-- START Available data --

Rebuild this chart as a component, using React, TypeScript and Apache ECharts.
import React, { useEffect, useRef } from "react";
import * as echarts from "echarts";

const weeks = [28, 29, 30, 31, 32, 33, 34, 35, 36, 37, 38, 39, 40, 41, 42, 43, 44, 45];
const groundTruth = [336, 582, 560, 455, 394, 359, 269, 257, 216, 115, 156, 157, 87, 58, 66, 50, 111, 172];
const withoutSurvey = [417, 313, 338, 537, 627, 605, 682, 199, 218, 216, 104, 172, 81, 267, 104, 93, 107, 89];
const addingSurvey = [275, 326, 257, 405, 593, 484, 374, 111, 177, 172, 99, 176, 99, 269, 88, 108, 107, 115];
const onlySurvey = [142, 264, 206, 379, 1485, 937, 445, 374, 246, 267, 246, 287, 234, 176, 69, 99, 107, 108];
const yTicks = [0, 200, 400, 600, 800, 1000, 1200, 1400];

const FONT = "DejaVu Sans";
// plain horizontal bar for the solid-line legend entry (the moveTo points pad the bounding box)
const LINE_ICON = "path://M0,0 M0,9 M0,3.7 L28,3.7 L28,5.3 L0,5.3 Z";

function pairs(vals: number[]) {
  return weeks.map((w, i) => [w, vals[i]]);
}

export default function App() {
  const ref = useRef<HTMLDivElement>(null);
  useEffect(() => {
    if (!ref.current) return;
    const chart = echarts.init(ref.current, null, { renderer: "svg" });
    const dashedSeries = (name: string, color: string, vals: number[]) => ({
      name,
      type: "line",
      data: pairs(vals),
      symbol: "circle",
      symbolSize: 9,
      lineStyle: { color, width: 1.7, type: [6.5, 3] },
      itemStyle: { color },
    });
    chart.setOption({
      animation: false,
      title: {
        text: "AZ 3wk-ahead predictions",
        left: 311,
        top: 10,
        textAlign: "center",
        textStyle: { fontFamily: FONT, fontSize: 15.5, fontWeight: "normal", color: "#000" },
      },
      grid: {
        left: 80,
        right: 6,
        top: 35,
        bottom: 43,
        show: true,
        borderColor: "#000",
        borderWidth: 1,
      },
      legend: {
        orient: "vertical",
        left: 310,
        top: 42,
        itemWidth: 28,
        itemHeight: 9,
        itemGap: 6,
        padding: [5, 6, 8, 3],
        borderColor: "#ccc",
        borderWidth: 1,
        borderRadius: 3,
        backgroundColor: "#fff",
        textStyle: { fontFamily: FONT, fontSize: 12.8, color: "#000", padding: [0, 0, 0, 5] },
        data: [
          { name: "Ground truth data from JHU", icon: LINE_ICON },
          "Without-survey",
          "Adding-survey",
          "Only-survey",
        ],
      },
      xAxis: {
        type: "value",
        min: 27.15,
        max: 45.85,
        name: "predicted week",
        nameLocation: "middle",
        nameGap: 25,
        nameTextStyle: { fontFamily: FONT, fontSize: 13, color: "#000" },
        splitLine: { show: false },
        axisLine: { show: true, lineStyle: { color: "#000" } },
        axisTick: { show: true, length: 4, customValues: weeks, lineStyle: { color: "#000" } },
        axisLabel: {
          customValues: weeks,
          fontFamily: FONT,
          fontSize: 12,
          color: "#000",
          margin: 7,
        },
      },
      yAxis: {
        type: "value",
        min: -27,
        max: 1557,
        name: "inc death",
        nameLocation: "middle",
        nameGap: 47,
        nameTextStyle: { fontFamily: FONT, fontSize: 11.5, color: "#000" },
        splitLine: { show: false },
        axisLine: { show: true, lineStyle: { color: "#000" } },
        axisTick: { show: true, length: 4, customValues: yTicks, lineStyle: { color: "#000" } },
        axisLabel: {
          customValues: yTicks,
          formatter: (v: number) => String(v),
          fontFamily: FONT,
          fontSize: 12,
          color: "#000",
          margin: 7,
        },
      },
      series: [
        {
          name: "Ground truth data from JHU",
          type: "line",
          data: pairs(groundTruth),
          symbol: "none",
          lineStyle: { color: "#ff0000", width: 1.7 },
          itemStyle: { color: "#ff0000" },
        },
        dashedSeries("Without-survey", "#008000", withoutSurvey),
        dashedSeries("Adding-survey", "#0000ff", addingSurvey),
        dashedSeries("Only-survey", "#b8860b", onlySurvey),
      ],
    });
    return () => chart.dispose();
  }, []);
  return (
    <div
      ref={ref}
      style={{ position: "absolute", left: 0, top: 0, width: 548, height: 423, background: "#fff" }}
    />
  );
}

-- END Available data --

Reproduce, please, the lines of the material from its first line down to the line containing "import * as", keeping both ends and nothing beyond them.

Rebuild this chart as a component, using React, TypeScript and Apache ECharts.
import React, { useEffect, useRef } from "react";
import * as echarts from "echarts";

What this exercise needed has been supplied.